Make an exact copy of the lines, leaving the pictures out.
>> start Information shown
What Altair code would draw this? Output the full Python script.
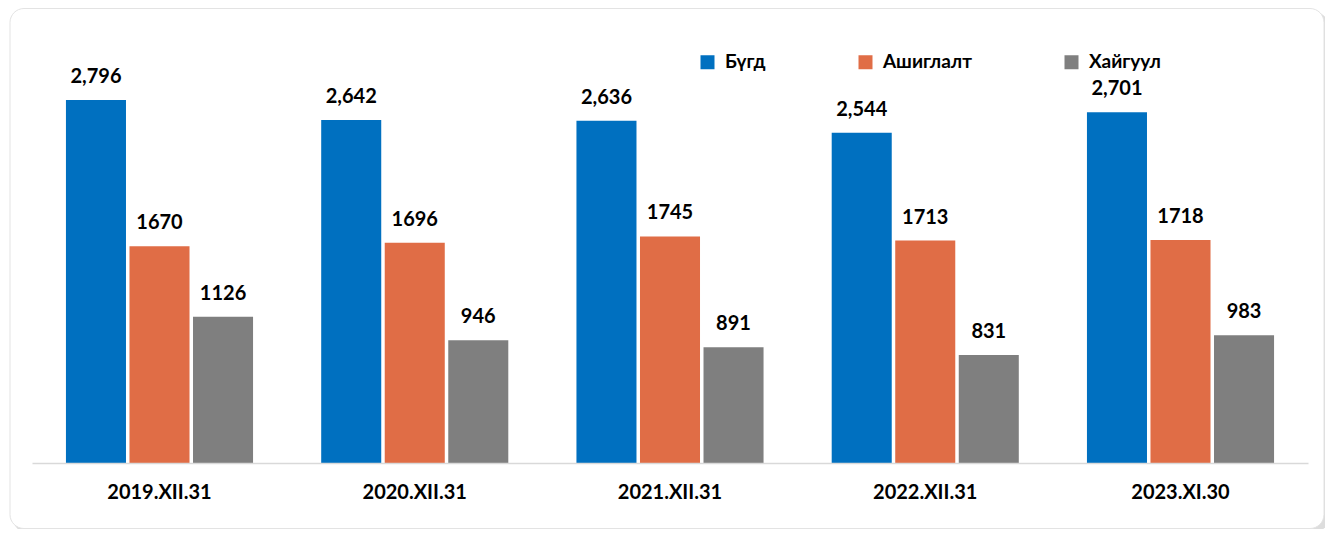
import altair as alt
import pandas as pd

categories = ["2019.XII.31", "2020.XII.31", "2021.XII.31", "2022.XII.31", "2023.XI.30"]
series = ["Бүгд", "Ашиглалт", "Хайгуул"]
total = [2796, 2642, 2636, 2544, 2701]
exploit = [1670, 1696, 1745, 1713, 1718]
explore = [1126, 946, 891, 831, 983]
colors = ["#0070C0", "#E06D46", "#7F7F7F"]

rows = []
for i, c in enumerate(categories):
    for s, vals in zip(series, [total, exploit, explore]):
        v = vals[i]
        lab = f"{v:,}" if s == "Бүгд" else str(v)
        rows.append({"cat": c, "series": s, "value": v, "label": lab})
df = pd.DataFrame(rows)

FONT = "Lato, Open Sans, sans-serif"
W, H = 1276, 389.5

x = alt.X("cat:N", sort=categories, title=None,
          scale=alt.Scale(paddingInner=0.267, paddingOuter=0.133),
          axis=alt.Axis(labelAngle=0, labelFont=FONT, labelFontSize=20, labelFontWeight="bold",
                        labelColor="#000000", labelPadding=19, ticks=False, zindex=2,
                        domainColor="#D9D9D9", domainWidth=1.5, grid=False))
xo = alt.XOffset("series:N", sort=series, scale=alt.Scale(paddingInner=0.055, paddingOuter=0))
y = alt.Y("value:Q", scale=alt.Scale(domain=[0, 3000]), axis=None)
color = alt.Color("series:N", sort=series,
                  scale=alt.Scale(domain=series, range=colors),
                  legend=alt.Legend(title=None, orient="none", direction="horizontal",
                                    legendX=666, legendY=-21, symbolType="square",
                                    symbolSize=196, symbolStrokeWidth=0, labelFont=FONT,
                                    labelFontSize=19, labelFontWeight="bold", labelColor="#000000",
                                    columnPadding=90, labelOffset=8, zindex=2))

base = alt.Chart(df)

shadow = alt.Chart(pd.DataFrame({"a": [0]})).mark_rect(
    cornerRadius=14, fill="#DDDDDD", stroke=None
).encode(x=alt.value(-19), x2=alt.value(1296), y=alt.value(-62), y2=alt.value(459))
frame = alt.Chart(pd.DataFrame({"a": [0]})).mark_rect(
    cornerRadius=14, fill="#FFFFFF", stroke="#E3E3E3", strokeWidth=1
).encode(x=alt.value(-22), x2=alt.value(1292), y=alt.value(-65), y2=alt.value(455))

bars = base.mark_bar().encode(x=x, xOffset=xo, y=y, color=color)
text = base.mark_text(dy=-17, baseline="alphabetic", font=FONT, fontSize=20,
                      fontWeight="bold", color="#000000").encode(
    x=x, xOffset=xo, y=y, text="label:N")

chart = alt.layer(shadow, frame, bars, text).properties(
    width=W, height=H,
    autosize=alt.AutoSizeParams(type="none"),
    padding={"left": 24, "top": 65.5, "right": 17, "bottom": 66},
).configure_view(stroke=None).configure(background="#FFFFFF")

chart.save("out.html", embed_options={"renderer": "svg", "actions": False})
>> end Information shown
• [Complete response]:
What Altair code would draw this? Output the full Python script.
import altair as alt
import pandas as pd

categories = ["2019.XII.31", "2020.XII.31", "2021.XII.31", "2022.XII.31", "2023.XI.30"]
series = ["Бүгд", "Ашиглалт", "Хайгуул"]
total = [2796, 2642, 2636, 2544, 2701]
exploit = [1670, 1696, 1745, 1713, 1718]
explore = [1126, 946, 891, 831, 983]
colors = ["#0070C0", "#E06D46", "#7F7F7F"]

rows = []
for i, c in enumerate(categories):
    for s, vals in zip(series, [total, exploit, explore]):
        v = vals[i]
        lab = f"{v:,}" if s == "Бүгд" else str(v)
        rows.append({"cat": c, "series": s, "value": v, "label": lab})
df = pd.DataFrame(rows)

FONT = "Lato, Open Sans, sans-serif"
W, H = 1276, 389.5

x = alt.X("cat:N", sort=categories, title=None,
          scale=alt.Scale(paddingInner=0.267, paddingOuter=0.133),
          axis=alt.Axis(labelAngle=0, labelFont=FONT, labelFontSize=20, labelFontWeight="bold",
                        labelColor="#000000", labelPadding=19, ticks=False, zindex=2,
                        domainColor="#D9D9D9", domainWidth=1.5, grid=False))
xo = alt.XOffset("series:N", sort=series, scale=alt.Scale(paddingInner=0.055, paddingOuter=0))
y = alt.Y("value:Q", scale=alt.Scale(domain=[0, 3000]), axis=None)
color = alt.Color("series:N", sort=series,
                  scale=alt.Scale(domain=series, range=colors),
                  legend=alt.Legend(title=None, orient="none", direction="horizontal",
                                    legendX=666, legendY=-21, symbolType="square",
                                    symbolSize=196, symbolStrokeWidth=0, labelFont=FONT,
                                    labelFontSize=19, labelFontWeight="bold", labelColor="#000000",
                                    columnPadding=90, labelOffset=8, zindex=2))

base = alt.Chart(df)

shadow = alt.Chart(pd.DataFrame({"a": [0]})).mark_rect(
    cornerRadius=14, fill="#DDDDDD", stroke=None
).encode(x=alt.value(-19), x2=alt.value(1296), y=alt.value(-62), y2=alt.value(459))
frame = alt.Chart(pd.DataFrame({"a": [0]})).mark_rect(
    cornerRadius=14, fill="#FFFFFF", stroke="#E3E3E3", strokeWidth=1
).encode(x=alt.value(-22), x2=alt.value(1292), y=alt.value(-65), y2=alt.value(455))

bars = base.mark_bar().encode(x=x, xOffset=xo, y=y, color=color)
text = base.mark_text(dy=-17, baseline="alphabetic", font=FONT, fontSize=20,
                      fontWeight="bold", color="#000000").encode(
    x=x, xOffset=xo, y=y, text="label:N")

chart = alt.layer(shadow, frame, bars, text).properties(
    width=W, height=H,
    autosize=alt.AutoSizeParams(type="none"),
    padding={"left": 24, "top": 65.5, "right": 17, "bottom": 66},
).configure_view(stroke=None).configure(background="#FFFFFF")

chart.save("out.html", embed_options={"renderer": "svg", "actions": False})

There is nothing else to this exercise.